§ **Required task**
Return each line of the data below verbatim; pictures are to be left out.

------ Data excerpts

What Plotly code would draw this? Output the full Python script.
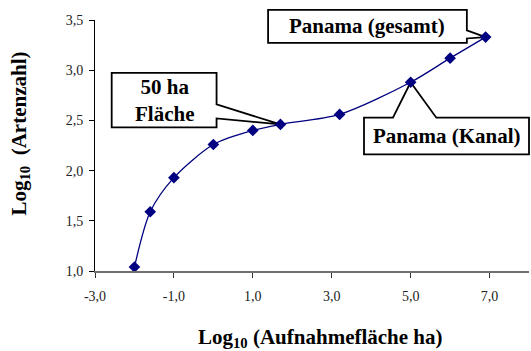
import plotly.graph_objects as go

# Species-area relationship (log-log)
log_area = [-2.0, -1.6, -1.0, 0.0, 1.0, 1.7, 3.2, 5.0, 6.0, 6.9]
log_species = [1.04, 1.59, 1.93, 2.26, 2.40, 2.46, 2.56, 2.88, 3.12, 3.33]

x_ticks = [-3, -1, 1, 3, 5, 7]
x_tick_text = ["-3,0", "-1,0", "1,0", "3,0", "5,0", "7,0"]
y_ticks = [1.0, 1.5, 2.0, 2.5, 3.0, 3.5]
y_tick_text = ["1,0", "1,5", "2,0", "2,5", "3,0", "3,5"]

X_RANGE = [-3.0, 8.0]
Y_RANGE = [1.0, 3.5]

SERIF = "Liberation Serif, Times New Roman, serif"
NAVY = "#000080"


def px(x):
    return (x - X_RANGE[0]) / (X_RANGE[1] - X_RANGE[0])


def py(y):
    return (y - Y_RANGE[0]) / (Y_RANGE[1] - Y_RANGE[0])


def callout_side(left, right, top, bottom, j_top, j_bot, tip):
    """Rectangle with a wedge leaving its right edge towards a data point."""
    tx, ty = tip
    pts = [(left, top), (right, top), (right, j_top), (tx, ty),
           (right, j_bot), (right, bottom), (left, bottom)]
    return "M " + " L ".join(f"{px(a):.5f},{py(b):.5f}" for a, b in pts) + " Z"


def callout_top(left, right, top, bottom, w_left, w_right, tip):
    """Rectangle with a wedge leaving its top edge towards a data point."""
    tx, ty = tip
    pts = [(left, top), (w_left, top), (tx, ty), (w_right, top),
           (right, top), (right, bottom), (left, bottom)]
    return "M " + " L ".join(f"{px(a):.5f},{py(b):.5f}" for a, b in pts) + " Z"


fig = go.Figure()

fig.add_trace(go.Scatter(
    x=log_area, y=log_species,
    mode="lines+markers",
    line=dict(color=NAVY, width=1.3, shape="spline", smoothing=0.8),
    marker=dict(symbol="diamond", size=9, color=NAVY),
    cliponaxis=False,
    showlegend=False,
))

i_50ha = 5
i_kanal = 7
i_gesamt = 9

callouts = [
    callout_side(-2.577, 0.081, 2.973, 2.430, 2.659, 2.520,
                 (log_area[i_50ha], log_species[i_50ha])),
    callout_side(1.387, 6.425, 3.601, 3.273, 3.396, 3.316,
                 (log_area[i_gesamt], log_species[i_gesamt])),
    callout_top(3.818, 8.0, 2.527, 2.161, 4.552, 5.651,
                (log_area[i_kanal], log_species[i_kanal])),
]

shapes = [dict(type="path", path=p, xref="paper", yref="paper",
               fillcolor="white", line=dict(color="black", width=1.8),
               layer="below") for p in callouts]

label_font = dict(family=SERIF, size=21, color="black")
annotations = [
    dict(text="<b>50 ha<br>Fläche</b>", x=px(-1.248), y=py(2.70),
         xref="paper", yref="paper", showarrow=False, font=label_font,
         xanchor="center", yanchor="middle"),
    dict(text="<b>Panama (gesamt)</b>", x=px(3.906), y=py(3.437),
         xref="paper", yref="paper", showarrow=False, font=label_font,
         xanchor="center", yanchor="middle"),
    dict(text="<b>Panama (Kanal)</b>", x=px(5.909), y=py(2.344),
         xref="paper", yref="paper", showarrow=False, font=label_font,
         xanchor="center", yanchor="middle"),
    dict(text="<b>Log<sub>10</sub> (Aufnahmefläche ha)</b>",
         x=0.52, y=-0.268, xref="paper", yref="paper", showarrow=False,
         font=label_font, xanchor="center", yanchor="middle"),
    dict(text="<b>Log<sub>10</sub>  (Artenzahl)</b>", textangle=-90,
         x=-0.1726, y=0.548, xref="paper", yref="paper", showarrow=False,
         font=label_font, xanchor="center", yanchor="middle"),
]

fig.update_layout(
    width=531, height=351,
    margin=dict(l=95, r=1.5, t=19.5, b=80.3),
    paper_bgcolor="white", plot_bgcolor="white",
    shapes=shapes,
    annotations=annotations,
    xaxis=dict(
        range=X_RANGE, tickvals=x_ticks, ticktext=x_tick_text,
        showgrid=False, zeroline=False,
        showline=True, linecolor="#707070", linewidth=1.5,
        ticks="outside", ticklen=5, tickcolor="#333", tickwidth=1,
        ticklabelstandoff=6,
        tickfont=dict(family=SERIF, size=14, color="#222"),
    ),
    yaxis=dict(
        range=Y_RANGE, tickvals=y_ticks, ticktext=y_tick_text,
        showgrid=False, zeroline=False,
        showline=True, linecolor="black", linewidth=1,
        ticks="outside", ticklen=5, tickcolor="black", tickwidth=1,
        ticklabelstandoff=3,
        tickfont=dict(family=SERIF, size=14, color="#222"),
    ),
)

fig.write_html("out.html")
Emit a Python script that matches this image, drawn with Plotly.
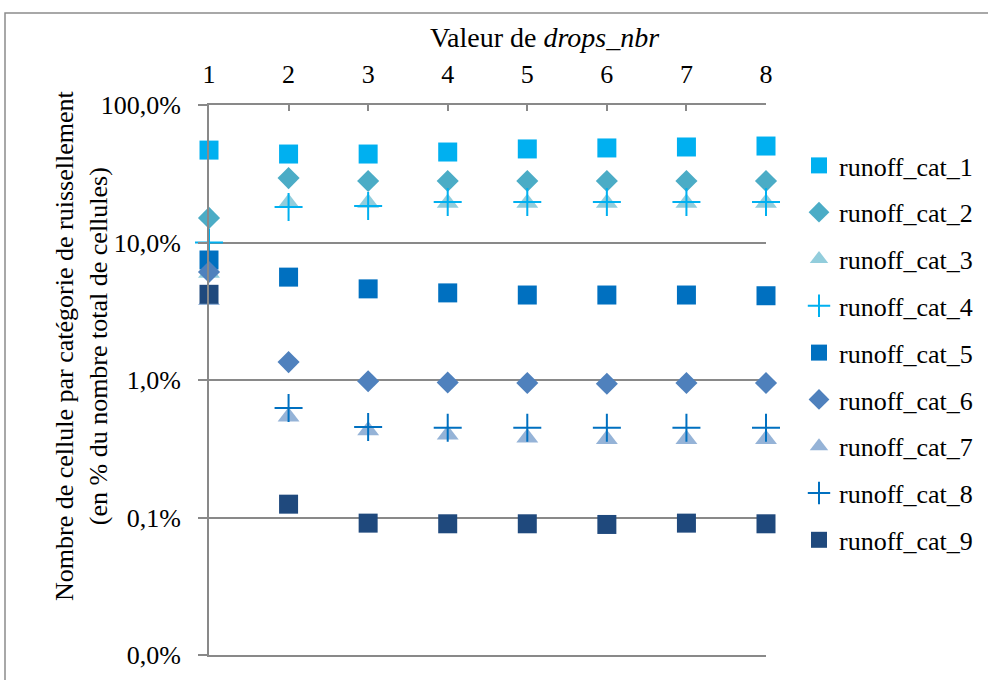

------------

§ **Answer to the task**
What Plotly code would draw this? Output the full Python script.
import plotly.graph_objects as go

# Species-area relationship (log-log)
log_area = [-2.0, -1.6, -1.0, 0.0, 1.0, 1.7, 3.2, 5.0, 6.0, 6.9]
log_species = [1.04, 1.59, 1.93, 2.26, 2.40, 2.46, 2.56, 2.88, 3.12, 3.33]

x_ticks = [-3, -1, 1, 3, 5, 7]
x_tick_text = ["-3,0", "-1,0", "1,0", "3,0", "5,0", "7,0"]
y_ticks = [1.0, 1.5, 2.0, 2.5, 3.0, 3.5]
y_tick_text = ["1,0", "1,5", "2,0", "2,5", "3,0", "3,5"]

X_RANGE = [-3.0, 8.0]
Y_RANGE = [1.0, 3.5]

SERIF = "Liberation Serif, Times New Roman, serif"
NAVY = "#000080"


def px(x):
    return (x - X_RANGE[0]) / (X_RANGE[1] - X_RANGE[0])


def py(y):
    return (y - Y_RANGE[0]) / (Y_RANGE[1] - Y_RANGE[0])


def callout_side(left, right, top, bottom, j_top, j_bot, tip):
    """Rectangle with a wedge leaving its right edge towards a data point."""
    tx, ty = tip
    pts = [(left, top), (right, top), (right, j_top), (tx, ty),
           (right, j_bot), (right, bottom), (left, bottom)]
    return "M " + " L ".join(f"{px(a):.5f},{py(b):.5f}" for a, b in pts) + " Z"


def callout_top(left, right, top, bottom, w_left, w_right, tip):
    """Rectangle with a wedge leaving its top edge towards a data point."""
    tx, ty = tip
    pts = [(left, top), (w_left, top), (tx, ty), (w_right, top),
           (right, top), (right, bottom), (left, bottom)]
    return "M " + " L ".join(f"{px(a):.5f},{py(b):.5f}" for a, b in pts) + " Z"


fig = go.Figure()

fig.add_trace(go.Scatter(
    x=log_area, y=log_species,
    mode="lines+markers",
    line=dict(color=NAVY, width=1.3, shape="spline", smoothing=0.8),
    marker=dict(symbol="diamond", size=9, color=NAVY),
    cliponaxis=False,
    showlegend=False,
))

i_50ha = 5
i_kanal = 7
i_gesamt = 9

callouts = [
    callout_side(-2.577, 0.081, 2.973, 2.430, 2.659, 2.520,
                 (log_area[i_50ha], log_species[i_50ha])),
    callout_side(1.387, 6.425, 3.601, 3.273, 3.396, 3.316,
                 (log_area[i_gesamt], log_species[i_gesamt])),
    callout_top(3.818, 8.0, 2.527, 2.161, 4.552, 5.651,
                (log_area[i_kanal], log_species[i_kanal])),
]

shapes = [dict(type="path", path=p, xref="paper", yref="paper",
               fillcolor="white", line=dict(color="black", width=1.8),
               layer="below") for p in callouts]

label_font = dict(family=SERIF, size=21, color="black")
annotations = [
    dict(text="<b>50 ha<br>Fläche</b>", x=px(-1.248), y=py(2.70),
         xref="paper", yref="paper", showarrow=False, font=label_font,
         xanchor="center", yanchor="middle"),
    dict(text="<b>Panama (gesamt)</b>", x=px(3.906), y=py(3.437),
         xref="paper", yref="paper", showarrow=False, font=label_font,
         xanchor="center", yanchor="middle"),
    dict(text="<b>Panama (Kanal)</b>", x=px(5.909), y=py(2.344),
         xref="paper", yref="paper", showarrow=False, font=label_font,
         xanchor="center", yanchor="middle"),
    dict(text="<b>Log<sub>10</sub> (Aufnahmefläche ha)</b>",
         x=0.52, y=-0.268, xref="paper", yref="paper", showarrow=False,
         font=label_font, xanchor="center", yanchor="middle"),
    dict(text="<b>Log<sub>10</sub>  (Artenzahl)</b>", textangle=-90,
         x=-0.1726, y=0.548, xref="paper", yref="paper", showarrow=False,
         font=label_font, xanchor="center", yanchor="middle"),
]

fig.update_layout(
    width=531, height=351,
    margin=dict(l=95, r=1.5, t=19.5, b=80.3),
    paper_bgcolor="white", plot_bgcolor="white",
    shapes=shapes,
    annotations=annotations,
    xaxis=dict(
        range=X_RANGE, tickvals=x_ticks, ticktext=x_tick_text,
        showgrid=False, zeroline=False,
        showline=True, linecolor="#707070", linewidth=1.5,
        ticks="outside", ticklen=5, tickcolor="#333", tickwidth=1,
        ticklabelstandoff=6,
        tickfont=dict(family=SERIF, size=14, color="#222"),
    ),
    yaxis=dict(
        range=Y_RANGE, tickvals=y_ticks, ticktext=y_tick_text,
        showgrid=False, zeroline=False,
        showline=True, linecolor="black", linewidth=1,
        ticks="outside", ticklen=5, tickcolor="black", tickwidth=1,
        ticklabelstandoff=3,
        tickfont=dict(family=SERIF, size=14, color="#222"),
    ),
)

fig.write_html("out.html")
Emit a Python script that matches this image, drawn with Plotly.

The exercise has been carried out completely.